Figures from Harlow Council show the 2011 census recorded a total of 4,284 non-British “white” residents living in Harlow, 5.3% of the population. But in 2013 alone, 1,430 Poles with a Harlow address sought new National Insurance (NI) numbers. These were among the nearly 4,000 new NI numbers issued to Harlow residents from European countries that year. These won’t precisely indicate new immigrants into Harlow but they do suggest a rapid increase in the Polish population which is likely to have continued since. Harlow has not been used to that rate of change.
Dealing with suspected hate crime
Hate crime in general is sadly not new to Harlow, but nor is it a prolific problem. Most crime in the area is relatively low-level crime such as theft, robbery, burglary, vehicle offences and unfortunately, domestic abuse. An arson attack on a mosque in 2013 rightly attracted publicity and local condemnation. Yet the number of racially or religiously aggravated crimes recorded in Harlow fell from 83 in the year to March 2015, to 55 in the year to March 2016.
The police face a particular problem in dealing with crimes that might appear to be hate crimes – especially ones that attract publicity. To investigate properly they must not jump to any conclusions, while also not alienating those who feel aggrieved. Essex Police will be working to reassure an unsettled community, and when tensions are increasing they have to police firmly but sensitively. All their actions will be watched, with some on both sides too ready to criticise.
They already have experience of just how difficult this can be. In June 2014 a student at the University of Essex, Saudi national Nahid Almanea was murdered. It was a dreadful and high-profile crime that many started to suggest may have been a hate crime even though similarities with the murder three months before of James Attfield suggested otherwise. The police kept an open mind about motives and stuck to the task of investigating two murders, eventually catching and convicting James Fairweather as he prepared for a third attack. They had stopped a serial killer of random victims. Then, as now in Harlow, reassuring the victims’ communities was crucial.
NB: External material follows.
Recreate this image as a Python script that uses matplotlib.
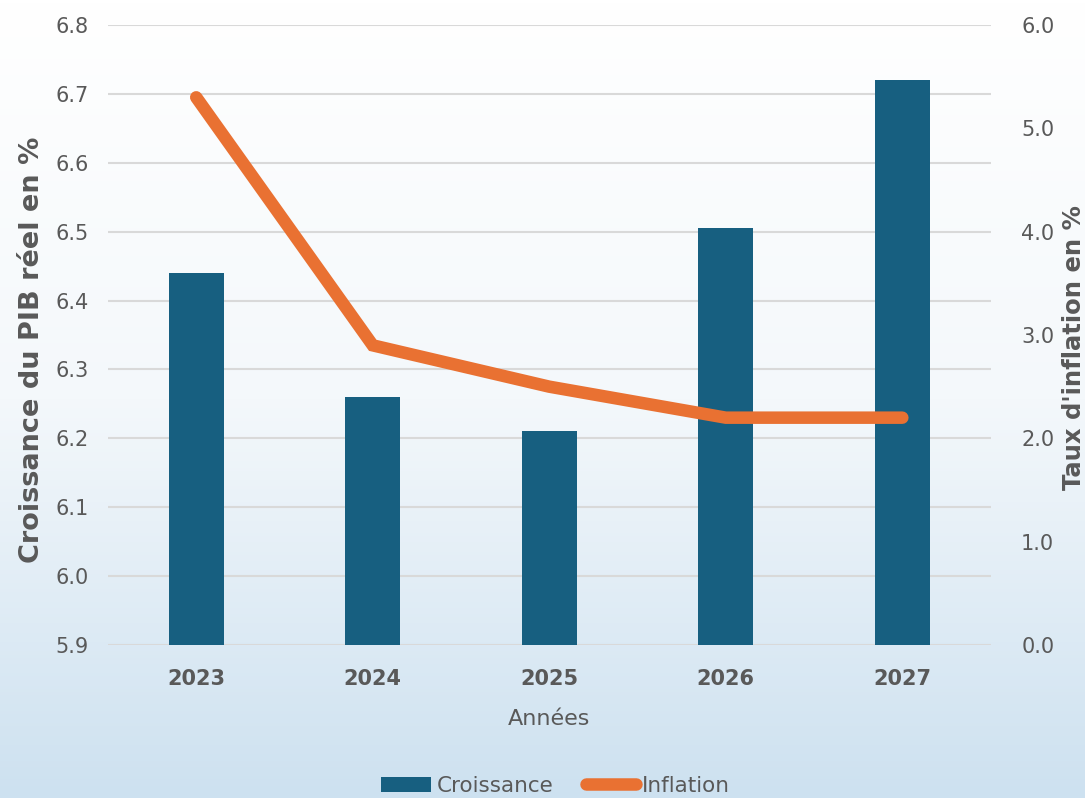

The recent attacks reported in Harlow and elsewhere, as well as anecdotal evidence from the Polish community, do suggest that a growth in hostility comes from some of those opposed to immigration. For Essex police and all other police forces this will be an unwelcome diversion as they grapple with other priorities – a point outlined in a new report by the Police Foundation. Tackling hate crime may well be in many police and crime commissioners’ plans, but hate crime of this particular sort will not have been predicted before the Brexit vote.
Seeking support from the Polish police makes good sense. The Essex initiative is not unique: the Metropolitan Police are reported to have two Polish officers working on attachment in London. Other forces have previously invited officers from Eastern Europe to work here with teams tackling organised crime groups. If their presence now in Harlow can reassure communities, possibly open up new channels for the flow of information, and help interpret – in the broadest sense – the mood of the community, then innovation of this sort is welcome.
Police inquiries are continuing into Jóźwik’s death. It would be good to make sure that the full facts of the attack can become known quickly – then the rebuilding can begin. But sadly the wheels of justice can turn very slowly and in the meantime, the constructive local political leadership which has already been shown must continue to offset the tensions that have mounted during the summer. These may grow yet further, as will the policing challenges, as the difficult negotiations on our future relations with Europe continue.